**Short problem**
Pull out every line containing the string "matplotlib".
::: Dataset excerpt
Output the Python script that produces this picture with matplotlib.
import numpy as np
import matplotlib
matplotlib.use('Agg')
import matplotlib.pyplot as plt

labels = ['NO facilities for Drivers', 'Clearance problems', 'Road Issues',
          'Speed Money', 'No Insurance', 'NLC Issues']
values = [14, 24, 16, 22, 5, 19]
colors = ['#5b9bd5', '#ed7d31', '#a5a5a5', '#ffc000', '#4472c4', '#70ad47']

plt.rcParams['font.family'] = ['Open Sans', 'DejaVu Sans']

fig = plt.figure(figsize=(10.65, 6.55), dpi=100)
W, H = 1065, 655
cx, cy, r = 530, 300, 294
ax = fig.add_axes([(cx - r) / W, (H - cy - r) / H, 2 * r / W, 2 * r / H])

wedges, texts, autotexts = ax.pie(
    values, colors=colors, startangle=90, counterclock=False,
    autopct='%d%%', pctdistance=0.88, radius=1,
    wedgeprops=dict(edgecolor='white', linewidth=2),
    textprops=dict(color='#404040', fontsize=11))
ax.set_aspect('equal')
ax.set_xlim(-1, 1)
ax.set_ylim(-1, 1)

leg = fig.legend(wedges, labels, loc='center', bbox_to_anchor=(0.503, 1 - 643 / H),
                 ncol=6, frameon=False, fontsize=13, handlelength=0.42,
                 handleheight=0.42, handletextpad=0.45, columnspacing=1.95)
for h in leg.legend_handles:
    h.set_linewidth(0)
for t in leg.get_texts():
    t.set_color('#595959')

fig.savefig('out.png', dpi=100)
::::::
**Written response**
Output the Python script that produces this picture with matplotlib.
import matplotlib
matplotlib.use('Agg')
import matplotlib.pyplot as plt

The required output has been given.